## Problem details
Pick out all lines in the listing holding the string "that" and copy them.

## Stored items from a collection
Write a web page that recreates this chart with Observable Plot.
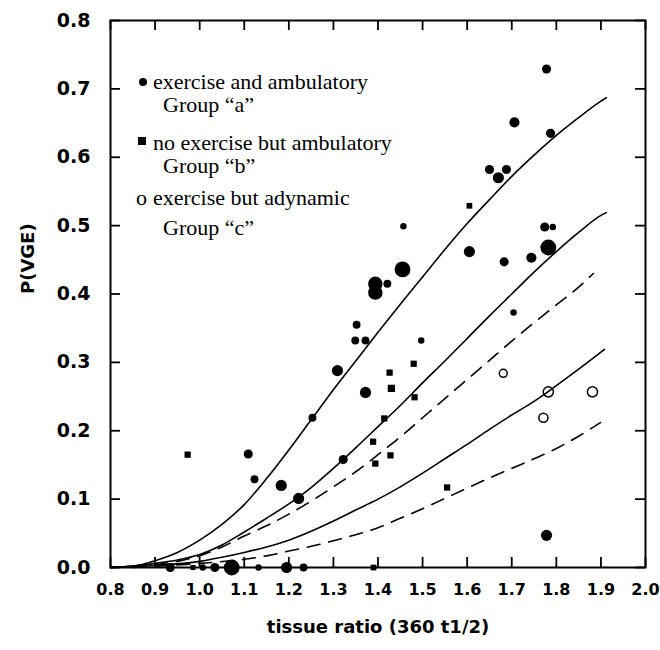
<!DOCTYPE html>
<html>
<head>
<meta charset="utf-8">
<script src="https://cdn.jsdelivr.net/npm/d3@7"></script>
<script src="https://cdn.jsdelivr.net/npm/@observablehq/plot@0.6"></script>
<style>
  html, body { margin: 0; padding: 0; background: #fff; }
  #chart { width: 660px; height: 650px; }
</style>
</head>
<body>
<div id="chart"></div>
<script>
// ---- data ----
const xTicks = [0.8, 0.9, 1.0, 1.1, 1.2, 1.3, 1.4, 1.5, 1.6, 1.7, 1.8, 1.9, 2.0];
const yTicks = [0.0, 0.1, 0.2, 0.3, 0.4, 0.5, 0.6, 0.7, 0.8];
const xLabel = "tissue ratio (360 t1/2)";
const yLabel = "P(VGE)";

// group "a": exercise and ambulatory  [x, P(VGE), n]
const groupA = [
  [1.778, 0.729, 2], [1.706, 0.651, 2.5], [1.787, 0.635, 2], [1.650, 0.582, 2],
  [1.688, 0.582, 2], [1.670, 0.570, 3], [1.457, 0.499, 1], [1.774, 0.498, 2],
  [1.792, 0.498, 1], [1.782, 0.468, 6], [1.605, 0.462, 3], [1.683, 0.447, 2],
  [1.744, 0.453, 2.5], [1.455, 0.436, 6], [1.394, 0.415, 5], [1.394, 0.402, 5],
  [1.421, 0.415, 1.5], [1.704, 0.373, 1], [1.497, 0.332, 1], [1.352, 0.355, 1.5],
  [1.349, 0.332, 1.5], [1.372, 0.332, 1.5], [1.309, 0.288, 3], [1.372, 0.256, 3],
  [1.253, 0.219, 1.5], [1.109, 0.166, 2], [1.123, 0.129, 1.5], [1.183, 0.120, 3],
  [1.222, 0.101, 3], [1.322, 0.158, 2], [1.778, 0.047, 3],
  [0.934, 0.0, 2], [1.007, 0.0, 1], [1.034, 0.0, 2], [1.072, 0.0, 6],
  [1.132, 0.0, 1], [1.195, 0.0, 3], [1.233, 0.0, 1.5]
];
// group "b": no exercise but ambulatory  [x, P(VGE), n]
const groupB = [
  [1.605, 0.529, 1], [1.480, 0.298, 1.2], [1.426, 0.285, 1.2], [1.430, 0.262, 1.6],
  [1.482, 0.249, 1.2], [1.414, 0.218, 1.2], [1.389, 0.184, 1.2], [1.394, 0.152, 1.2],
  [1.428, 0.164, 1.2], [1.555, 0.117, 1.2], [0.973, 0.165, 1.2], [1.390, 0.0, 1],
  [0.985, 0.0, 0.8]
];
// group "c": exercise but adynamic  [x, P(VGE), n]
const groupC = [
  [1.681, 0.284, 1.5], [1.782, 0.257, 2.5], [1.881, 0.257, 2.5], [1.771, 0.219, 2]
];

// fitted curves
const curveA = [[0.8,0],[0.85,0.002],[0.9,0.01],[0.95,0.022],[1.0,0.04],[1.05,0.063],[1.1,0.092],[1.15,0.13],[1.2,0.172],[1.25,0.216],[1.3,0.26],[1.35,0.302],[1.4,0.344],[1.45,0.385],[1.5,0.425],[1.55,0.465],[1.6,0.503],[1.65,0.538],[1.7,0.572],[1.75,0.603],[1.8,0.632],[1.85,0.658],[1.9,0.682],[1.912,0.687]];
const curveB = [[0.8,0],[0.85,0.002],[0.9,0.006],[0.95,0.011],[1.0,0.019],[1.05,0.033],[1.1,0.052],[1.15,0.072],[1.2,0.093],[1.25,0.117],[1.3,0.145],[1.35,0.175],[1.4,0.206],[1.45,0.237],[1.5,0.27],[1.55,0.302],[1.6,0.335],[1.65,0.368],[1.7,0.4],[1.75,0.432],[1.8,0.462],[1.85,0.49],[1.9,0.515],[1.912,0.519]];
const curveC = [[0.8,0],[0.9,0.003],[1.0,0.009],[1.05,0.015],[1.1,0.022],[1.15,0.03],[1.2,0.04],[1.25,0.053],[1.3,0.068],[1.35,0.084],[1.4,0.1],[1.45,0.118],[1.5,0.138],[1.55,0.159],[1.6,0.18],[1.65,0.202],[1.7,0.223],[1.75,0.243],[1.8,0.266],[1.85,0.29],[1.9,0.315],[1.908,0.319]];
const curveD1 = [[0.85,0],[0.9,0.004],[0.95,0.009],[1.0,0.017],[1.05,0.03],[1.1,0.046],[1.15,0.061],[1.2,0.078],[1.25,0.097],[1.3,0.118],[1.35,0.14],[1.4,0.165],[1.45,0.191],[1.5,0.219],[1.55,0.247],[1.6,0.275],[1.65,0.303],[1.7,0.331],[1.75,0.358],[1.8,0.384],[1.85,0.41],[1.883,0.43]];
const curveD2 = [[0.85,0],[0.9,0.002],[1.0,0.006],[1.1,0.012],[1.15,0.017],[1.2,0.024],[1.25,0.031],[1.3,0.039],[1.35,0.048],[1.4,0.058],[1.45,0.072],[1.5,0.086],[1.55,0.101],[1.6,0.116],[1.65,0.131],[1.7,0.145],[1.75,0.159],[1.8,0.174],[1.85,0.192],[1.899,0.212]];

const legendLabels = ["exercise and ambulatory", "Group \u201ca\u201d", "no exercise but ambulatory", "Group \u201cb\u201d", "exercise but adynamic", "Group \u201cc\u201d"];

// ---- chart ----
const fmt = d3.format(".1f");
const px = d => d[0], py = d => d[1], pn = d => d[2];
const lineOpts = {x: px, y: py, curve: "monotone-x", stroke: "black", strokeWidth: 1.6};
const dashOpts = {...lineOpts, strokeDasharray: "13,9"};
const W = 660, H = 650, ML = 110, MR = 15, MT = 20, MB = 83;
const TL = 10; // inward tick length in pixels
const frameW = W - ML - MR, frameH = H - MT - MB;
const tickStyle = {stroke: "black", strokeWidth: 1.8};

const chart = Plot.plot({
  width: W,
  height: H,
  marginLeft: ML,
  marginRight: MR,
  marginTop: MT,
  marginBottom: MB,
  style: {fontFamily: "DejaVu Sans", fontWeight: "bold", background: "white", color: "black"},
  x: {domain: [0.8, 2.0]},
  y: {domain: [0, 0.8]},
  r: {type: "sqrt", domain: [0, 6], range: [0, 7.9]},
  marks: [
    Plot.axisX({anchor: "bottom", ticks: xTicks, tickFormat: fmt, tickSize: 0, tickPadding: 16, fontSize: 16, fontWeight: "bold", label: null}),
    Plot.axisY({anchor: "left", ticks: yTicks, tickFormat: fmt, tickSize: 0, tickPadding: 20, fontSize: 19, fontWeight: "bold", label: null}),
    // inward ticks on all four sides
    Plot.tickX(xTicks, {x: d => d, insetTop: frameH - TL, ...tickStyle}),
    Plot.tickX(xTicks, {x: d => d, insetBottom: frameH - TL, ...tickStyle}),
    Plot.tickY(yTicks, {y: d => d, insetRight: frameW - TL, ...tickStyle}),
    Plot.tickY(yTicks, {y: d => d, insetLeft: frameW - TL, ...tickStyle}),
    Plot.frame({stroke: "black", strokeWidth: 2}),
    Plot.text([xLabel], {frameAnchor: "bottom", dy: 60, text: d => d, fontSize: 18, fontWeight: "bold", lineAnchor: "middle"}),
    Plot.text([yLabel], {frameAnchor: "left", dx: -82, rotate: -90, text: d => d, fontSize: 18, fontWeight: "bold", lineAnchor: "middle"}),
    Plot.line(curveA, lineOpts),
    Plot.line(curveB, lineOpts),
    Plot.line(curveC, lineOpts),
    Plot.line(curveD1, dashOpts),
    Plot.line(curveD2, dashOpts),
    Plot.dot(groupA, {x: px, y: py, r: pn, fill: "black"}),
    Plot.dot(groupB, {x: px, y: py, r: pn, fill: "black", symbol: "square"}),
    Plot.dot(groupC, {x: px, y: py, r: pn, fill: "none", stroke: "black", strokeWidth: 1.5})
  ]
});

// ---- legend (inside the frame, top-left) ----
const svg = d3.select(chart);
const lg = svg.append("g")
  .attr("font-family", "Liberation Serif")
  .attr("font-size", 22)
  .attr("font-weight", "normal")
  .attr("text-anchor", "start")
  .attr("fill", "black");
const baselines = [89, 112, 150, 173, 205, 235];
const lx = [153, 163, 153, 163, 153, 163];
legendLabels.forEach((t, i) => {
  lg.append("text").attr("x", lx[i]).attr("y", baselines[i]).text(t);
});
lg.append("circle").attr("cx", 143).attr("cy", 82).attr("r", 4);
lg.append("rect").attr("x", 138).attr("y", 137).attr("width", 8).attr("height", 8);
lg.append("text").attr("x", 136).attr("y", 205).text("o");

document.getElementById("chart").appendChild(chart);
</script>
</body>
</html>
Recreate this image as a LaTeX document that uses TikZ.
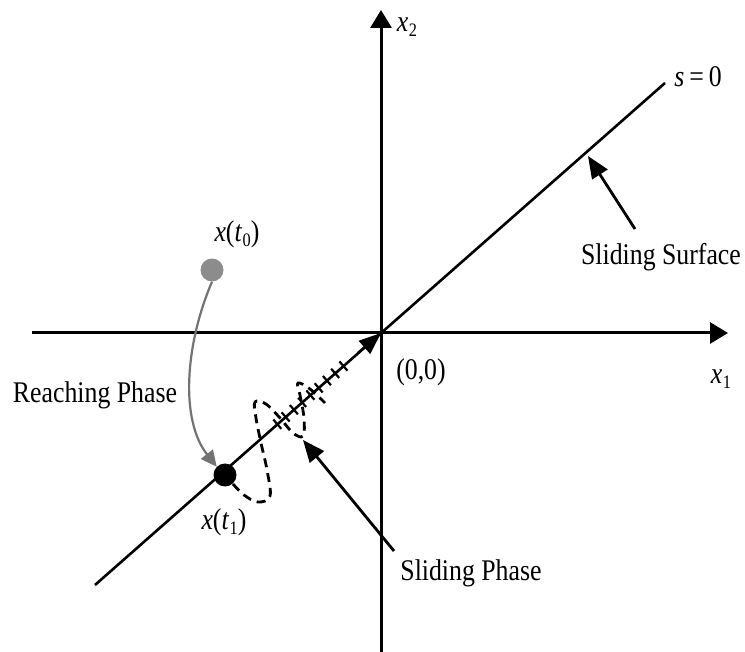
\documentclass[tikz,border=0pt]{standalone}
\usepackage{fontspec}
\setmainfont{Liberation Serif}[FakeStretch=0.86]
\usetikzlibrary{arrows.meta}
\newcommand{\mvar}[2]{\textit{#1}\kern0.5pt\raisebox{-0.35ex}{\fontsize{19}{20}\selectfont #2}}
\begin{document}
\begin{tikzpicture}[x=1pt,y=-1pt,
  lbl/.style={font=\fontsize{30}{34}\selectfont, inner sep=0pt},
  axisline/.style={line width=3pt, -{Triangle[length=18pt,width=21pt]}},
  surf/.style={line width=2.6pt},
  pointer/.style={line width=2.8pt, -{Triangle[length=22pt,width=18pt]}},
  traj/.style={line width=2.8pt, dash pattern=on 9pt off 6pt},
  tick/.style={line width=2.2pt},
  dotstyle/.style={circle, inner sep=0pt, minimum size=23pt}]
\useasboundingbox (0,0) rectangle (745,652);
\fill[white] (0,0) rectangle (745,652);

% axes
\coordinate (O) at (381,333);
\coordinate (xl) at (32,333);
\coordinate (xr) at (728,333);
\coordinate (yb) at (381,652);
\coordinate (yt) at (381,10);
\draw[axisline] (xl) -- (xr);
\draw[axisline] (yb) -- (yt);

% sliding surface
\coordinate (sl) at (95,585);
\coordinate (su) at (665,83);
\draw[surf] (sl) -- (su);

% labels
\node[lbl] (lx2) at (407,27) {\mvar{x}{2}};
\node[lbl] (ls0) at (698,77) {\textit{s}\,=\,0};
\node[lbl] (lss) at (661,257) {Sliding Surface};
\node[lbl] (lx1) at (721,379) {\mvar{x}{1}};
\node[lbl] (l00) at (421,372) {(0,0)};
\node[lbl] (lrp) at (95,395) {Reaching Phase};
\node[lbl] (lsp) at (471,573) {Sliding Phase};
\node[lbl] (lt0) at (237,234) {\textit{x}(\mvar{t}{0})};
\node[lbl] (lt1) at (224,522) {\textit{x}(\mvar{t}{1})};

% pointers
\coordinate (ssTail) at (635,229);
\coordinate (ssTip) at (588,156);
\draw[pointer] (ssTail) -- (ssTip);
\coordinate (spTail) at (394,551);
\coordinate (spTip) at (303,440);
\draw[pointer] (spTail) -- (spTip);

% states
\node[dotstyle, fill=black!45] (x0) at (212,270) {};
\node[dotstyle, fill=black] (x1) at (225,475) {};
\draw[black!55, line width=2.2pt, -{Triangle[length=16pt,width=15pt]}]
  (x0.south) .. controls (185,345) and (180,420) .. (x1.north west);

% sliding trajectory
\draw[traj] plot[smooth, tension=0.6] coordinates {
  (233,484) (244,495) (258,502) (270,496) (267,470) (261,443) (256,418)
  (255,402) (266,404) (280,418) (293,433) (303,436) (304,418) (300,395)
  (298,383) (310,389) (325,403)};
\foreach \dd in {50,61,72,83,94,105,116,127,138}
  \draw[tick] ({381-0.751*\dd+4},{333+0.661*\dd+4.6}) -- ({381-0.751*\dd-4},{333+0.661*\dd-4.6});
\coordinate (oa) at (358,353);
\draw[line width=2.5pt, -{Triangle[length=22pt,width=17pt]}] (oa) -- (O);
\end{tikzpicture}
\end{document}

## Exercise result
Write a web page that recreates this chart with Observable Plot.
Recreate this image as a LaTeX document that uses TikZ.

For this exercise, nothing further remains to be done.